For those of you unfamiliar with US history, Andrew Jackson was the president between 1829 and 1837, a military hero called “Old Hickory” because he gave a lot of stick, went against the grain, and was the ordinary blokes’ favourite.

That fits Jimmy Connors — “Jimbo” his mum called him — who has dropped by Melbourne Park to personally anoint a pupil named Roddick as an honorary fourth generational Connors.

Here’s the way that line goes. Bertha Thompson, Jimmy’s grandmother, taught her daughter, Gloria, to play well enough in the tough Mississippi River town of Belleville, Illinois, to rank prominently in the Midwest and compete in the US Championships at Forest Hills (where Jimmy would win the titles of 1974 and 1976).

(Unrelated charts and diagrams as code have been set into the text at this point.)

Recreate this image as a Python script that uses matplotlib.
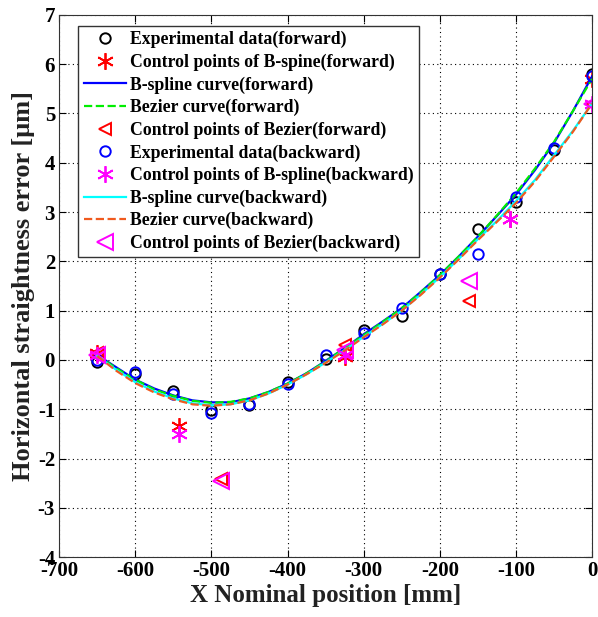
import matplotlib
matplotlib.use('Agg')
import matplotlib.pyplot as plt
import numpy as np

plt.rcParams['font.family'] = ['Liberation Serif', 'DejaVu Serif']
plt.rcParams['font.weight'] = 'bold'
plt.rcParams['axes.unicode_minus'] = False

# experimental data
x_exp = [-650, -600, -550, -500, -450, -400, -350, -300, -250, -200, -150, -100, -50, 0]
y_exp_fwd = [-0.05, -0.28, -0.62, -1.02, -0.92, -0.45, 0.02, 0.6, 0.9, 1.75, 2.65, 3.2, 4.25, 5.8]
y_exp_bwd = [0.0, -0.25, -0.7, -1.08, -0.9, -0.48, 0.1, 0.55, 1.05, 1.75, 2.15, 3.3, 4.3, 5.75]

# control points of B-spline
x_bs_ctrl = [-650, -543, -325, -108, 0]
y_bs_ctrl_fwd = [0.15, -1.35, 0.05, 2.85, 5.7]
y_bs_ctrl_bwd = [0.1, -1.5, 0.1, 2.85, 5.2]

# control points of Bezier
x_bz_ctrl = [-650, -487, -325, -162, 0]
y_bz_ctrl_fwd = [0.15, -2.42, 0.3, 1.2, 5.2]
y_bz_ctrl_bwd = [0.1, -2.45, 0.2, 1.6, 5.2]

# fitted curves
x_curve = [-650, -625, -600, -575, -550, -525, -500, -475, -450, -425, -400, -375, -350,
           -325, -300, -275, -250, -225, -200, -175, -150, -125, -100, -75, -50, -25, 0]
y_bs_fwd = [0.1, -0.15, -0.4, -0.58, -0.72, -0.82, -0.86, -0.86, -0.78, -0.65, -0.48, -0.27, -0.02,
            0.24, 0.52, 0.78, 1.05, 1.38, 1.72, 2.1, 2.5, 2.92, 3.35, 3.85, 4.4, 5.05, 5.75]
y_bz_fwd = [0.1, -0.17, -0.4, -0.6, -0.73, -0.83, -0.87, -0.85, -0.78, -0.65, -0.48, -0.27, -0.03,
            0.24, 0.5, 0.77, 1.05, 1.37, 1.72, 2.1, 2.5, 2.93, 3.38, 3.88, 4.42, 5.05, 5.7]
y_bs_bwd = [0.08, -0.2, -0.45, -0.64, -0.78, -0.88, -0.92, -0.9, -0.82, -0.68, -0.5, -0.29, -0.05,
            0.2, 0.47, 0.73, 1.0, 1.33, 1.68, 2.05, 2.45, 2.82, 3.22, 3.65, 4.15, 4.65, 5.2]
y_bz_bwd = [0.08, -0.22, -0.47, -0.66, -0.8, -0.9, -0.93, -0.9, -0.82, -0.68, -0.5, -0.29, -0.06,
            0.19, 0.46, 0.72, 1.0, 1.32, 1.67, 2.04, 2.43, 2.8, 3.18, 3.62, 4.12, 4.63, 5.2]

fig = plt.figure(figsize=(5.98, 6.17), dpi=100)
ax = fig.add_axes([0.099, 0.097, 0.891, 0.879])

star = (6, 2, 0)
ax.plot(x_exp, y_exp_fwd, 'o', mfc='none', mec='black', ms=7.5, mew=1.4,
        label='Experimental data(forward)')
ax.plot(x_bs_ctrl, y_bs_ctrl_fwd, ls='none', marker=star, color='red', ms=12, mew=1.3,
        label='Control points of B-spine(forward)')
ax.plot(x_curve, y_bs_fwd, '-', color='blue', lw=1.6, label='B-spline curve(forward)')
ax.plot(x_curve, y_bz_fwd, '--', color='#00ee00', lw=1.6, label='Bezier curve(forward)')
ax.plot(x_bz_ctrl, y_bz_ctrl_fwd, '<', mfc='none', mec='red', ms=8, mew=1.4,
        label='Control points of Bezier(forward)')
ax.plot(x_exp, y_exp_bwd, 'o', mfc='none', mec='blue', ms=7.5, mew=1.4,
        label='Experimental data(backward)')
ax.plot(x_bs_ctrl, y_bs_ctrl_bwd, ls='none', marker=star, color='magenta', ms=12, mew=1.3,
        label='Control points of B-spline(backward)')
ax.plot(x_curve, y_bs_bwd, '-', color='cyan', lw=1.6, label='B-spline curve(backward)')
ax.plot(x_curve, y_bz_bwd, '--', color='#f05a1e', lw=1.6, label='Bezier curve(backward)')
ax.plot(x_bz_ctrl, y_bz_ctrl_bwd, '<', mfc='none', mec='magenta', ms=12, mew=1.4,
        label='Control points of Bezier(backward)')

ax.set_xlim(-700, 0)
ax.set_ylim(-4, 7)
ax.set_xticks(np.arange(-700, 1, 100))
ax.set_yticks(np.arange(-4, 8, 1))
ax.grid(True, linestyle=(0, (1, 3)), color='black', lw=0.8)
ax.tick_params(direction='in', top=True, right=True, labelsize=15, length=5, pad=3)
for lab in ax.get_xticklabels() + ax.get_yticklabels():
    lab.set_fontweight('bold')
for s in ax.spines.values():
    s.set_color('#333333')

ax.set_xlabel('X Nominal position [mm]', fontsize=18, fontweight='bold', color='#222222',
              labelpad=2)
ax.set_ylabel('Horizontal straightness error [\u03bcm]', fontsize=19, fontweight='bold',
              color='#222222', labelpad=2)

leg = ax.legend(loc='upper left', bbox_to_anchor=(0.036, 0.98),
                prop={'weight': 'bold', 'size': 12.8}, fancybox=False, framealpha=1,
                edgecolor='#333333', borderpad=0.3, labelspacing=0.3,
                handlelength=2.4, handletextpad=0.2, borderaxespad=0)
leg.get_frame().set_linewidth(1.0)

fig.savefig('out.png', dpi=100)
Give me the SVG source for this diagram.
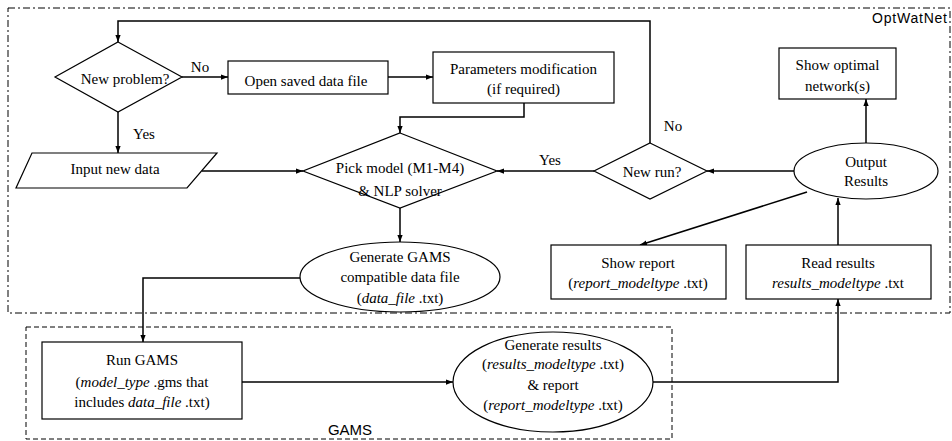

Gloria, along with the grandmother the kid worshipped as “Two Mum”, taught Jimmy. And now Jimmy has been “retooling” Andy Roddick, to use Roddick’s verb.

Since he is 54 and wears scholarly horn rim spectacles, perhaps we should address him as Dr Connors, Ph.D. Not coach. In his case Ph.D. stands for pep, headwork and determination — qualities that Roddick has absorbed willingly and well.

As the “Mr Chips” of chips and chops and double-barrelled backhands, Jimmy obviously enjoys passing along the knowledge of three generations. “So far, so good” was his profound observation after Roddick brilliantly beat Mario Ancic by a couple of centimetres — two barely missed volleys — in five sets to attain the quarter-finals. Encomiums later, possibly.

This is not the Roddick who, as a fall guy, made Marcos Baghdatis famous in the fourth round a year ago. That was the beginning of a confused tumble towards the exit from the top 10 where he’d resided for four years, No. 1 in 2003. Andy’s July enrolment in Dr C.’s course, Jimmyball 101, almost immediately stopped the bleeding.